Mistress read my last post earlier today and enquired what "toys" would be travelling with us when we go on holiday.  She said She was a little confused as She hadn't told me that we were taking anything.
Oops!

Anyway while She was out this evening so I got on with a few chores and unintentionally earned a few brownie points, I might need to cash them in next week.

It has become clear to me; reading other peoples blogs that many see FLM/R to be separate from BDSM.  I can see how this can work, but for us I just don't think it would be as satisfying.  Equally we would find BDSM without FLM/R unfulfilling.  That's not to say anyone's choice is wrong, it just would be wrong for us.

As an older person it's rare that in the world of computers/internet we know more than the sprogs,
However I have just managed to solve a computer/internet problem DN1 was struggling with.

This old man still has ability to impress, well I got lucky, but don't tell anyone!
m

Pre Escape Blues



Its been one of those weeks, no play, little of anything else.  We are both a little stressed over our Daughter and play is not a priority at the moment.  My submission continues, the jobs/tasks still are there to be done; and have been.

Also we are both a little holiday happy as we are about to go away on our main holiday at the end of this week.

Boy do I need a break from work!  And yes I know I have just had an impromptu week off.

I'm sad to hear of "Im Hers" having back problems, having had some problems myself sometime ago
I know it is horrible and frightening, the what if I cannot work again question starts to form in the back of anyone's mind.  The what if I cannot serve my Mistress for me was an even bigger question.
I wish him a speed recovery.

My work involved me being in town early one morning the other day.  The town was in the throws of waking up, coffee on the go, breakfast loosely wrapped up from one of the very many fast-food outlets, people scurried this way and that.

I had a few minutes to wait outside the building I was going to work in; as no-one had arrived.  There was the smell of freshish vomit, deposited; after the night before club frolics had swept forth onto the sidewalks and roads. The council sweepers had done their job and just the smell remained.

A short distance from me the "Down & Outs" were leaving the hostel, cans opened so that the first fix of the day could be taken.  Some of the group; men and women hunkered down on a small green patch of grass across the road from me, taking in the early sunshine, their day already planned and on course.  Sad.

Duly my customer arrived and let me in.  Not always, but more often that it should; the goal posts were attempted to be moved. i.e he wanted more than agreed; for his buck.  I have a very firm policy on this and will not budge, on the bases that I live its a smallish place and if I get that reputation of being a push over, well you get the idea.
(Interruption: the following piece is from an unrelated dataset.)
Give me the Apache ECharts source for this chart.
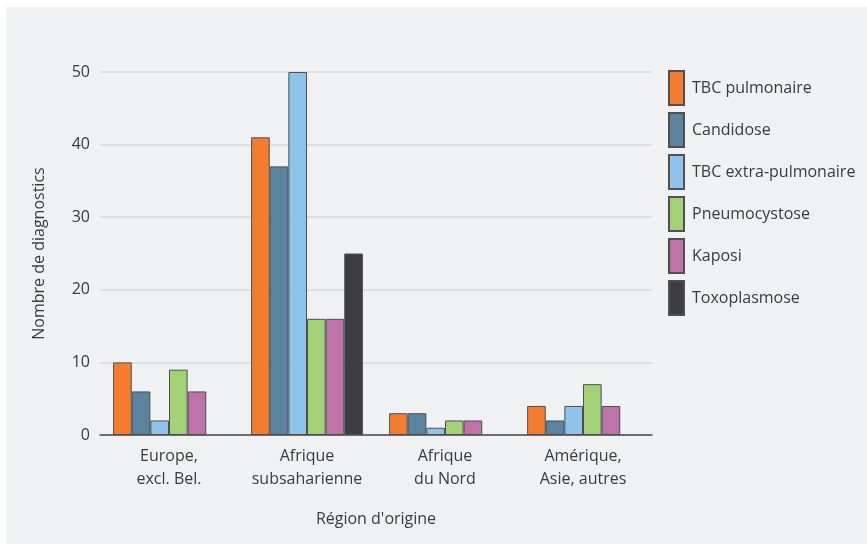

As normal there was a few minutes of debate, silence and then acceptance that I would do the job agreed, for the amount agreed but no more.  Strangely enough I find that most people tend to respect me more than if I had given in.  Even more strangely is the fact that I get repeat business from them.  This was the case with this guy, this was the third job in the last couple of years he had given me.  Each time he argued the toss and then gave up and put the coffee on!

Where I was working is a multi-use space, combining offices, a public hall and a printers shop.  The hall is used by the day by various organisations which as it turned out was a drop in centre for the "Down and Outs".  So shortly they started to drift in, to use the facilities (toilets etc) and pick up sandwiches and fruit, all being handed out by two cheery Woman.  It was noticeable that the fruit was not to popular, nor the tea and coffee.  My tools went straight into the managers office, always a pain when I have to go back and forth for just the right tool, but better that the alternative.

Many of the men looked heaps older than my young 50's, but I suspect the majority were younger than me, I guess a few hard months or years does that, along with the self abuse of one substance or another.  I wonder if a Femdom World would allow this? If not; how would they tackle the problem.

Daughter Number One is back home today, we await to see developments, I am a little nervous to see how She is.  I'm hopeful that time away from us both has given Her time to reflect, I know it has for me and Mistress.  Someone mentioned in another blog that he was moving in with his Mistress/Wife to be, and Her 14 year old Daughter.  He said the Daughter was a good Girl, sensible and steered clear of drugs etc.  This is of course good to hear.  Not sure if its fully true, young teens have a cleaver ability to hide the truth when they want to. 

He went on to say (and this really worried me) that he was looking forward to being disciplined by his Mistress in front of the Daughter so that She, the Daughter could see that a man should be submissive to the Woman in his life and accept Her rules and correction.  The should we tell the children question has been asked more that once, and in some ways I would like it to be out in the open.  However, the but and its a big but (no jokes please I'm on a diet) is that the teen would almost instantly loose any respect for the father/guardian and not follow parental rules, guidance and dare I say discipline (Not beating, but perhaps the loss of pocket money).

This would put all the pressure on the Mistress/Wife/Partner to maintain discipline.  It just would not be fair on the Mistress/Wife/Partner to have to take on that heavy load on Her own.  Yes I know thousands of single parents have to take on the load, but when there are two of you, opting out just to suite your lifestyle is I think just plain wrong, and will inevitably lead to problems and conflict down the line.  I cannot see why the Mistress/Wife/Partner should not take the lead role; backed up by the man, but it is very important that they both maintain a united front.  If the man gets it wrong Mistress should tell him in private and then try to find away to correct the problem.  If the man feels that the Mistress has got it wrong, he must tell Her, but accept that She may not see it their way and acquiesce to Her ruling.

The danger of the Daughter becoming a Mini-Domme is worrying, what happens when the Lady of the house is out and the Daughter insists that the man pours Her a large Whisky? or demands a Cigarette!

The Daughter will soon pick up that the man does many of the chores around the home, She may not realise that this is not the norm in many house-holds, however She will expected it in Her relationships.  I know this to be true.  DN1 boyfriends with the exception of one have all cleaned Her Bedroom while She has sat on the Sofa/Bed chatting to them.

We will take a few toys on holiday, and if lucky get to play, I will still do the dishes and most of the cooking. In some ways my submission will be more fulfilled as I will have most time to devote to Mistress.  Happy Days!